[Do this]:
Give every line back verbatim, dropping all images.
════════
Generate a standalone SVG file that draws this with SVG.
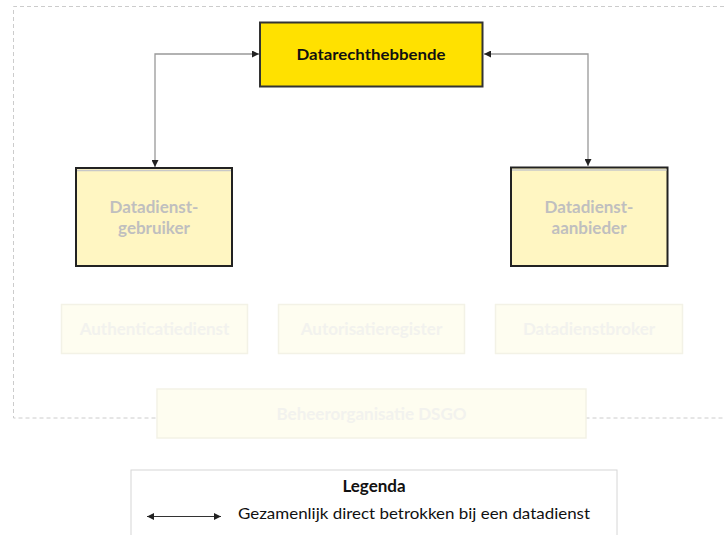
<svg xmlns="http://www.w3.org/2000/svg" width="724" height="535" viewBox="0 0 724 535">
<defs>
<style>
.t{font-family:Lato,"Liberation Sans",sans-serif;font-weight:bold;text-anchor:middle}
.main{fill:#FFE100;stroke:#333;stroke-width:2}
.pale{fill:#FFF6C2;stroke:#222;stroke-width:2}
.faint{fill:#FEFDF0;stroke:#F3F2E6;stroke-width:1.5}
.ft{fill:#F2F2EE;font-size:17px}
.gt{fill:#BFBFBF;font-size:17px}
.conn{fill:none;stroke:#999;stroke-width:1.3}
</style>
<marker id="ah" viewBox="0 0 10 10" refX="10" refY="5" markerWidth="7" markerHeight="7" markerUnits="userSpaceOnUse" orient="auto-start-reverse">
<path d="M0,0 L10,5 L0,10 z" fill="#222"/>
</marker>
</defs>
<rect width="724" height="535" fill="#fff"/>
<path d="M724,6.5 H13.5 V418 H724" fill="none" stroke="#CCCCCC" stroke-width="1" stroke-dasharray="4,3"/>

<g id="connectors">
<path class="conn" d="M259,54 H155 V167" marker-start="url(#ah)" marker-end="url(#ah)"/>
<path class="conn" d="M484,54 H588 V166" marker-start="url(#ah)" marker-end="url(#ah)"/>
</g>

<g id="datarechthebbende">
<rect class="main" x="260" y="22.5" width="222.5" height="64"/>
<text class="t" x="371" y="59.5" font-size="15" fill="#111" textLength="149" lengthAdjust="spacingAndGlyphs">Datarechthebbende</text>
</g>

<g id="gebruiker">
<rect class="pale" x="76" y="168" width="156" height="98"/>
<line x1="77" y1="170.5" x2="231" y2="170.5" stroke="#C8C8C8" stroke-width="1.5"/>
<text class="t gt" x="154" y="212.5">Datadienst-</text>
<text class="t gt" x="154" y="234">gebruiker</text>
</g>

<g id="aanbieder">
<rect class="pale" x="511" y="167.5" width="156.5" height="98.5"/>
<line x1="512" y1="170" x2="666.5" y2="170" stroke="#C8C8C8" stroke-width="1.5"/>
<text class="t gt" x="589" y="212.5">Datadienst-</text>
<text class="t gt" x="589" y="234">aanbieder</text>
</g>

<g id="authenticatiedienst">
<rect class="faint" x="61.5" y="304.5" width="186" height="49"/>
<text class="t ft" x="154.5" y="335">Authenticatiedienst</text>
</g>
<g id="autorisatieregister">
<rect class="faint" x="278.5" y="304.5" width="186" height="49"/>
<text class="t ft" x="371.5" y="335">Autorisatieregister</text>
</g>
<g id="datadienstbroker">
<rect class="faint" x="495.5" y="304.5" width="187" height="49"/>
<text class="t ft" x="589" y="335">Datadienstbroker</text>
</g>
<g id="beheerorganisatie">
<rect class="faint" x="157" y="389" width="429" height="49"/>
<text class="t ft" x="371.5" y="419.5">Beheerorganisatie DSGO</text>
</g>

<g id="legenda">
<rect x="131" y="470" width="486" height="70" fill="#fff" stroke="#D6D6D6" stroke-width="1"/>
<text class="t" x="374" y="492" font-size="17" fill="#111">Legenda</text>
<line x1="147" y1="516.5" x2="221" y2="516.5" stroke="#333" stroke-width="1.2" marker-start="url(#ah)" marker-end="url(#ah)"/>
<text x="238" y="519" font-family="Lato,'Liberation Sans',sans-serif" font-size="16" fill="#111" textLength="352" lengthAdjust="spacingAndGlyphs">Gezamenlijk direct betrokken bij een datadienst</text>
</g>
</svg>
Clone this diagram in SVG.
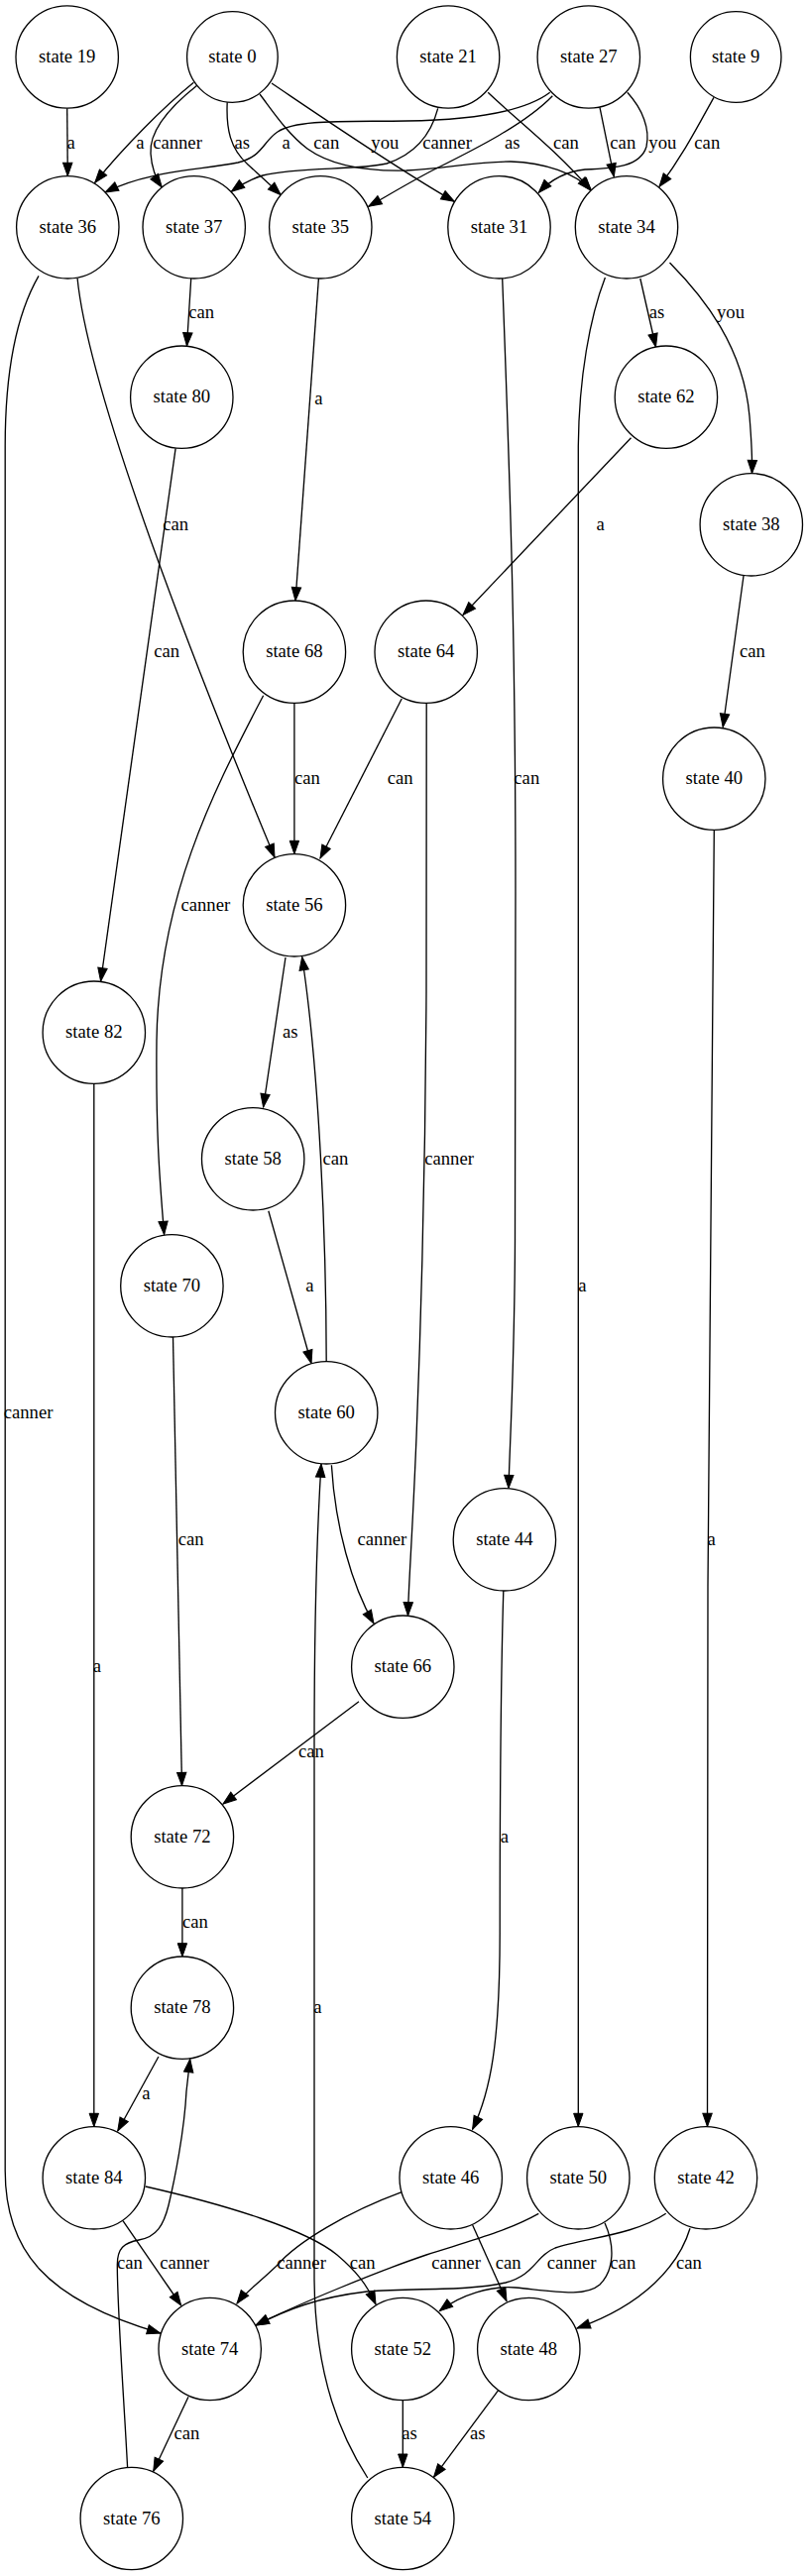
════════
[Written reply]:
Generate a standalone SVG file that draws this with SVG.
<svg xmlns="http://www.w3.org/2000/svg" width="724" height="535" viewBox="0 0 724 535">
<defs>
<style>
.t{font-family:Lato,"Liberation Sans",sans-serif;font-weight:bold;text-anchor:middle}
.main{fill:#FFE100;stroke:#333;stroke-width:2}
.pale{fill:#FFF6C2;stroke:#222;stroke-width:2}
.faint{fill:#FEFDF0;stroke:#F3F2E6;stroke-width:1.5}
.ft{fill:#F2F2EE;font-size:17px}
.gt{fill:#BFBFBF;font-size:17px}
.conn{fill:none;stroke:#999;stroke-width:1.3}
</style>
<marker id="ah" viewBox="0 0 10 10" refX="10" refY="5" markerWidth="7" markerHeight="7" markerUnits="userSpaceOnUse" orient="auto-start-reverse">
<path d="M0,0 L10,5 L0,10 z" fill="#222"/>
</marker>
</defs>
<rect width="724" height="535" fill="#fff"/>
<path d="M724,6.5 H13.5 V418 H724" fill="none" stroke="#CCCCCC" stroke-width="1" stroke-dasharray="4,3"/>

<g id="connectors">
<path class="conn" d="M259,54 H155 V167" marker-start="url(#ah)" marker-end="url(#ah)"/>
<path class="conn" d="M484,54 H588 V166" marker-start="url(#ah)" marker-end="url(#ah)"/>
</g>

<g id="datarechthebbende">
<rect class="main" x="260" y="22.5" width="222.5" height="64"/>
<text class="t" x="371" y="59.5" font-size="15" fill="#111" textLength="149" lengthAdjust="spacingAndGlyphs">Datarechthebbende</text>
</g>

<g id="gebruiker">
<rect class="pale" x="76" y="168" width="156" height="98"/>
<line x1="77" y1="170.5" x2="231" y2="170.5" stroke="#C8C8C8" stroke-width="1.5"/>
<text class="t gt" x="154" y="212.5">Datadienst-</text>
<text class="t gt" x="154" y="234">gebruiker</text>
</g>

<g id="aanbieder">
<rect class="pale" x="511" y="167.5" width="156.5" height="98.5"/>
<line x1="512" y1="170" x2="666.5" y2="170" stroke="#C8C8C8" stroke-width="1.5"/>
<text class="t gt" x="589" y="212.5">Datadienst-</text>
<text class="t gt" x="589" y="234">aanbieder</text>
</g>

<g id="authenticatiedienst">
<rect class="faint" x="61.5" y="304.5" width="186" height="49"/>
<text class="t ft" x="154.5" y="335">Authenticatiedienst</text>
</g>
<g id="autorisatieregister">
<rect class="faint" x="278.5" y="304.5" width="186" height="49"/>
<text class="t ft" x="371.5" y="335">Autorisatieregister</text>
</g>
<g id="datadienstbroker">
<rect class="faint" x="495.5" y="304.5" width="187" height="49"/>
<text class="t ft" x="589" y="335">Datadienstbroker</text>
</g>
<g id="beheerorganisatie">
<rect class="faint" x="157" y="389" width="429" height="49"/>
<text class="t ft" x="371.5" y="419.5">Beheerorganisatie DSGO</text>
</g>

<g id="legenda">
<rect x="131" y="470" width="486" height="70" fill="#fff" stroke="#D6D6D6" stroke-width="1"/>
<text class="t" x="374" y="492" font-size="17" fill="#111">Legenda</text>
<line x1="147" y1="516.5" x2="221" y2="516.5" stroke="#333" stroke-width="1.2" marker-start="url(#ah)" marker-end="url(#ah)"/>
<text x="238" y="519" font-family="Lato,'Liberation Sans',sans-serif" font-size="16" fill="#111" textLength="352" lengthAdjust="spacingAndGlyphs">Gezamenlijk direct betrokken bij een datadienst</text>
</g>
</svg>
Clone this diagram in SVG.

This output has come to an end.